Please write out the lines of the data exactly, beginning with the first and ending with the line containing "green = '#93B552'"; leave the pictures behind.

_Raw data_
--------------------
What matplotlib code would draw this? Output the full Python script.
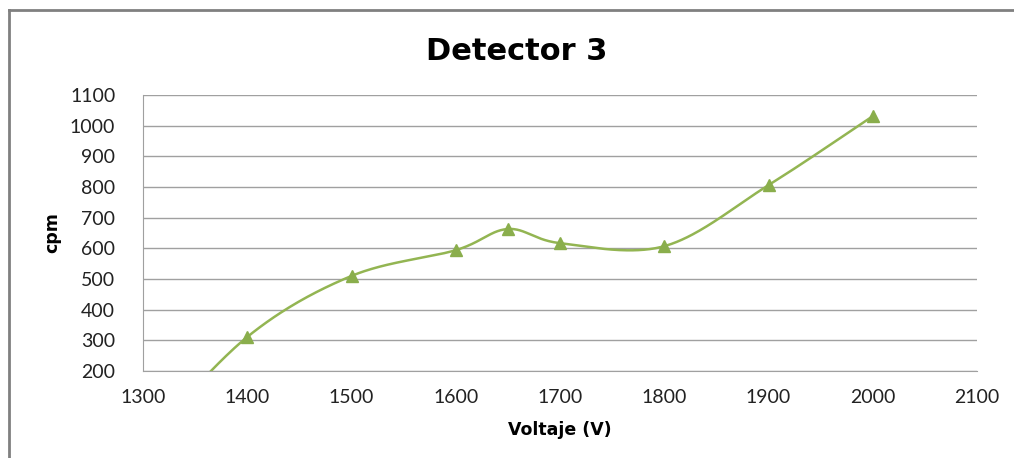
import matplotlib.pyplot as plt
import numpy as np
from matplotlib.lines import Line2D

plt.rcParams['font.family'] = ['Lato', 'DejaVu Sans']

# data (first point lies below the visible range)
voltaje = np.array([1300, 1400, 1500, 1600, 1650, 1700, 1800, 1900, 2000])
cpm = np.array([-40, 311, 510, 594, 663, 617, 607, 806, 1031])

green = '#93B552'

# excel-like smooth line: bezier through points (catmull-rom tangents)
def smooth(x, y, n=60):
    xs, ys = [], []
    px = np.concatenate([[x[0]], x, [x[-1]]])
    py = np.concatenate([[y[0]], y, [y[-1]]])
    t = np.linspace(0, 1, n)
    for i in range(1, len(px) - 2):
        p0 = np.array([px[i], py[i]])
        p3 = np.array([px[i + 1], py[i + 1]])
        p1 = p0 + (np.array([px[i + 1], py[i + 1]]) - np.array([px[i - 1], py[i - 1]])) / 6
        p2 = p3 - (np.array([px[i + 2], py[i + 2]]) - np.array([px[i], py[i]])) / 6
        b = ((1 - t) ** 3)[:, None] * p0 + (3 * (1 - t) ** 2 * t)[:, None] * p1 \
            + (3 * (1 - t) * t ** 2)[:, None] * p2 + (t ** 3)[:, None] * p3
        xs.extend(b[:, 0])
        ys.extend(b[:, 1])
    return np.array(xs), np.array(ys)

fig = plt.figure(figsize=(10.14, 4.58), dpi=100)
ax = fig.add_axes([143 / 1014, 87 / 458, 834 / 1014, 276 / 458])

sx, sy = smooth(voltaje, cpm)
ax.plot(sx, sy, color=green, lw=1.8)
ax.plot(voltaje[1:], cpm[1:], ls='none', marker='^', ms=8, color='#8AAE4C')

ax.set_xlim(1300, 2100)
ax.set_ylim(200, 1100)
ax.set_xticks(np.arange(1300, 2101, 100))
ax.set_yticks(np.arange(200, 1101, 100))
ax.grid(axis='y', color='#A0A0A0', lw=1)
ax.set_axisbelow(True)
for s in ['top', 'right']:
    ax.spines[s].set_visible(False)
for s in ['left', 'bottom']:
    ax.spines[s].set_color('#A0A0A0')
ax.tick_params(length=0, labelsize=14, colors='#222222')
ax.tick_params(axis='y', pad=20)
ax.tick_params(axis='x', pad=13)

fig.text(517 / 1014, 1 - 51 / 458, 'Detector 3', ha='center', va='center',
         fontsize=22, fontweight='bold', family='DejaVu Sans')
ax.set_xlabel('Voltaje (V)', fontsize=12.5, fontweight='bold', labelpad=11,
              family='DejaVu Sans')
ax.set_ylabel('cpm', fontsize=12.5, fontweight='bold', labelpad=6,
              family='DejaVu Sans')

# chart border (cut off at right and bottom)
fig.add_artist(Line2D([9 / 1014, 9 / 1014], [0, 1 - 10 / 458], color='#808080', lw=2))
fig.add_artist(Line2D([9 / 1014, 1], [1 - 10 / 458, 1 - 10 / 458], color='#808080', lw=2))

fig.savefig('out.png', dpi=100)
--------------------
_Task answer_
What matplotlib code would draw this? Output the full Python script.
import matplotlib.pyplot as plt
import numpy as np
from matplotlib.lines import Line2D

plt.rcParams['font.family'] = ['Lato', 'DejaVu Sans']

# data (first point lies below the visible range)
voltaje = np.array([1300, 1400, 1500, 1600, 1650, 1700, 1800, 1900, 2000])
cpm = np.array([-40, 311, 510, 594, 663, 617, 607, 806, 1031])

green = '#93B552'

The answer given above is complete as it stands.